Un punto più complicato di quanto sembri in astratto?
«Sì, perché il problema del burkini può essere un problema di principio che turba immensamente meno del fatto di essere davanti a un tribunale con una persona che si difende dicendo: “Perché sono qua? Sì è vero io ho commesso questo fatto, ma a casa mia lo faccio sempre e nessuno mi dice niente”».
Dov’è il punto di caduta?
«Ci sono graduazioni: soprattutto nel campo familiare e dell’educazione. Ci sono i casi estremi dove i padri uccidono la figlia perché non si conforma al proprio costume e cede al costume occidentale. Ma ci sono anche casi molto più molli, molto più evanescenti: si pensi al caso del sikh che per la propria cultura deve portare il pugnale come segno di essere un signore e che viene arrestato per porto d’armi e cade dalle nuvole: “Ma come porto d’armi. Io lo porto perché se non l’ho sono nessuno, ma non faccio male a nessuno né mi sognerei di farlo: lo esibisco come segno della mia autorevolezza”. Come si comporta lo Stato che ha di fronte persone che adducono queste giustificazioni? Gli americani che sono stati i primi ad affrontare il problema lo chiamano “cultural crime”, crimine culturale. È una scusa banale che gli avvocati portano per far assolvere o ha un fondamento di ragionevolezza? Il diritto penale punisce quando c’è dolo, quando una persona agisce consapevole di commettere un illecito. Se questa persona pensa di fare qualcosa di ammesso posso condannare ugualmente?».
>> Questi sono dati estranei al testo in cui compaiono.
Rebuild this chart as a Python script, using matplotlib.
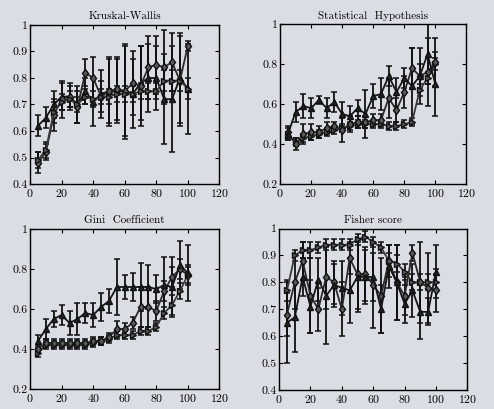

Non sembra un problema che si risolva con ricette facili: la Francia sta scontando una terra di nessuno nei ghetti delle banlieu e una tensione sociale enorme. L’Inghilterra sta affrontando la difficoltà di aver lasciato spazi di conciliazione e di mediazione che ora sente “scappare di mano”. Nessuno dei due modelli sembra aver trovato la strada maestra.
«Suggerirei di leggere il romanzo di Ian Mc Ewan, La ballata di Adam Henry, che si cala proprio nel tema di cui stiamo parlando: è la storia di un magistrato inglese che affronta una serie di casi multiculturali tra cui uno che riguarda i testimoni di Geova. Le questioni di relativismo, multiculturalismo rischiano di essere affrontate da punti di vista irriducibili, perché non sono mai verificabili, non sono scientifiche, ma quando tu ti imbatti nei tribunali, che giudicano secondo le norme dei Paesi nei quali sono incardinati, capisci che queste norme sono figlie della storia del Paese in cui nascono e questa storia si scontra con la storia di chi arriva».